Raising my glass to readers, wineries
December 28, 2011
For the past five and a half years, it has been my privilege and pleasure to write this monthly wine column. During that brief span, the number of wineries in Washington has doubled, and the region’s reputation has soared. The Spokane wineries have played an important role in several ways.
It’s no secret that the best way to convert an occasional wine sipper to a dedicated wine enthusiast is to invite him or her into your tasting room. Spokane now benefits from a number of exceptional tasting rooms, from the eagle’s aerie elegance of Arbor Crest, to the downtown underground hipness of Barrister, to the jazz-infused artists’ hangout that Nodland Cellars calls home. Josh Wade’s Nectar Tasting Room opened this past year, bringing the wines from five different Washington wineries together under the same roof.
In my ongoing reviews for a national wine publication, more than a few wines from this area have made good scores and “best buy” designations. There is so much going on in the area that it deserves a wine columnist who is local, who lives in Spokane, and who can keep a close watch on all the latest developments. With this column, I am handing in my corkscrew for the next person who takes the helm.
Meanwhile, a toast! If you have not yet stocked up on Champagne for your New Year’s Eve celebration, this is the time to do it. During the holiday season, Champagne producers offer specials that are hard to beat. Even if real French Champagne is a rare treat at your home, there is no better time to raise a glass of the best bubbly in the world than at the turning point of the year.
Among the basic, nonvintage brut Champagnes are many of the most familiar brands – Duval-Leroy, Louis Roederer, Moët & Chandon, Nicolas Feuillatte, Perrier Jouët, Piper Heidsieck and Veuve Clicquot – all widely available and justifiably popular. My personal favorite brut producers include Bollinger, Charles Heidsieck, Delamotte, Deutz, Drappier, Henriot, Laurent-Perrier and Pol Roger.

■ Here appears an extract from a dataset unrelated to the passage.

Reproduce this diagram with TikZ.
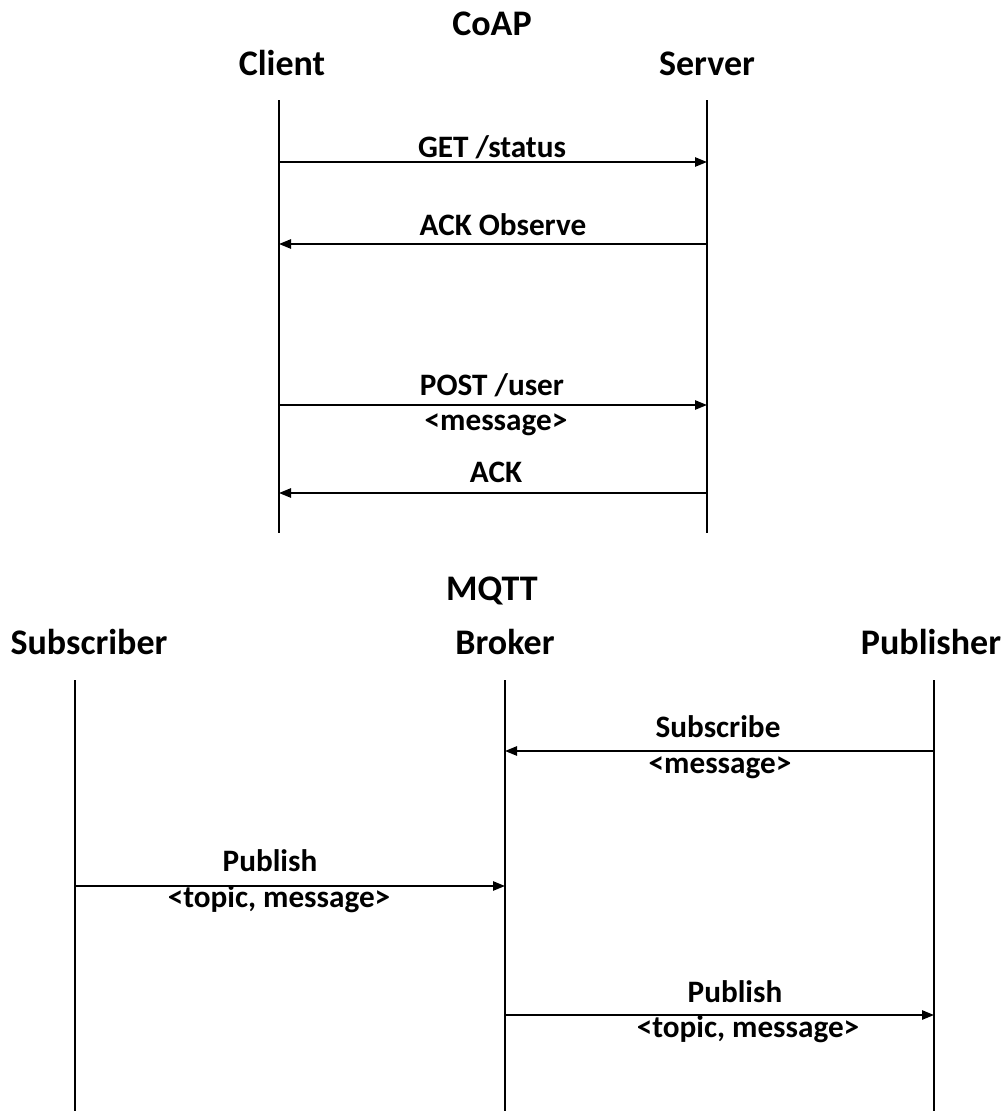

You will find more totally dry Champagnes than in the past, labeled brut nature or brut zéro. These are not for everyone, nor are they always successful. But it is a category that is rapidly gaining interest. (Remember that Extra Dry and Sec Champagnes are actually sweeter than brut, for some unfathomable reason).
Vintage, Blanc de Blancs, Blanc de Noirs and Rosé Champagnes will usually cost you a bit more than the nonvintage bruts, and in return they offer more focus and individuality. The Billecart-Salmon Rosé is perhaps the most popular of all the pink Champagnes. I also like the rosés from Deutz, Laurent-Perrier, Louis Roederer, and Pol Roger.
Grower Champagnes have also made an impact in recent years. In contrast to the big Champagne houses that buy from dozens of growers and blend to a particular style, these wines come from individual grower/producers. They can be fascinating, but don’t look for uniformity. Grower Champagne prices average $10 to $15 higher than other nonvintage bruts. Three to look for are Camille Saves Carte Blanche, Joel Falmet, and the Legras & Haas Grand Cru Blanc de Blancs.
Wherever your palate leads you in the coming year, I encourage you to explore at least one new wine region in person. Have you visited the Columbia Gorge or Lake Chelan? Both of these tourist-friendly destinations feature breathtaking scenery, a multitude of outdoor activities, and a growing number of small, young wineries whose owners are usually on hand to greet you.
If you want to venture farther afield, the Willamette Valley wineries of western Oregon can fill not one or two, but many days and itineraries. Visit http://willamette wines.com for an online guide to upcoming wine events, maps, and a smartphone-friendly Mobile Wine Tour. It provides directions to more than 180 wineries and tasting rooms, with information on the wines and the hours of business. Wine touring was never easier.
After 25 years writing a regular wine column, I am all too aware of the limitations of my knowledge and experience. There is always more to learn, to discover, and to enjoy. As I continue my own explorations, I hope you will visit my blog ( www.paulgregutt.com) or check in with me via email (firstname.lastname@example.org).
My sincere wishes to all of you for a Happy New Year, and may we all enjoy the best wines of our lives in 2012.
Starting next month, correspondent Michael Guilfoil takes over Grapevine for a series of stories featuring wineries of the Inland Northwest. He’ll reintroduce area winemakers and bring readers answers to common questions about the businesses.